Il est établi que des grosses sommes d’argent ont bien été transférées de la Libye vers les comptes de proches de Sarkozy. On sait aussi que des sommes aux origines inconnues sont arrivées à ce moment-là dans les finances de la campagne présidentielle. Mais, dans leur grande prudence, les juges ne se sont pas permis de faire le lien entre les deux. De même, ils ont reconnu qu’au moment de l’accord, la corruption n’était pas active, puisque n’étant pas encore président, le ministre Sarkozy n’avait pas les moyens de remplir sa partie du «contrat».

Cependant, la loi votée en son temps par la droite et l’extrême droite, permet de condamner des gens qui ne sont pas forcément allés jusqu’au bout de leur funeste projet. Si on a la preuve qu’ils ont tout mis en œuvre pour préparer leur mauvais coup, que celui-ci réussisse ou pas, il y a association de malfaiteurs. Et la peine va jusqu’à 10 ans de prison.
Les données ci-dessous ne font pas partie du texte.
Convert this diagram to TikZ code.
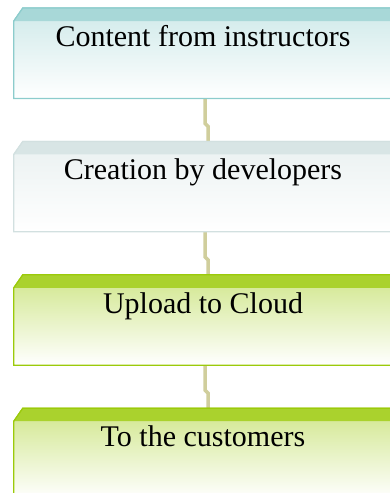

Au passage, ça permet aussi de condamner le principal bénéficiaire qui tire les ficelles sans jamais se salir directement les mains. Il est question ici de tout un système. On notera tout de même que M. Sarkozy a déjà été condamné pour corruption de magistrat à 3 ans de prison dont un ferme (sous bracelet) dans le cadre de l’affaire «Paul Bismuth», et en appel à 1 an de prison, dont 6 mois fermes dans l’affaire Bygmalion qui reviendra en cassation le 8 octobre.

Retour à l’envoyeur

Autre grande colère de la droite et de l’extrême droite : le condamné est envoyé en prison alors qu’il a fait appel et que, du coup, il est à nouveau présumé innocent. Mais c’est justement ce que leurs représentants ont voulu. Et c’est le cas aujourd’hui pour l’immense majorité des prévenus. C’est regrettable. Mais les adeptes du Karcher n’ont pas l’intention de revenir sur le fond de la loi. Ils voudraient juste qu’elle ne s’applique pas à eux.

Lionel Thomassin

1) Sarkozy et ses amis viennent d’ailleurs d’être condamnés dans la foulée à indemniser des victimes de cet attentat terroriste.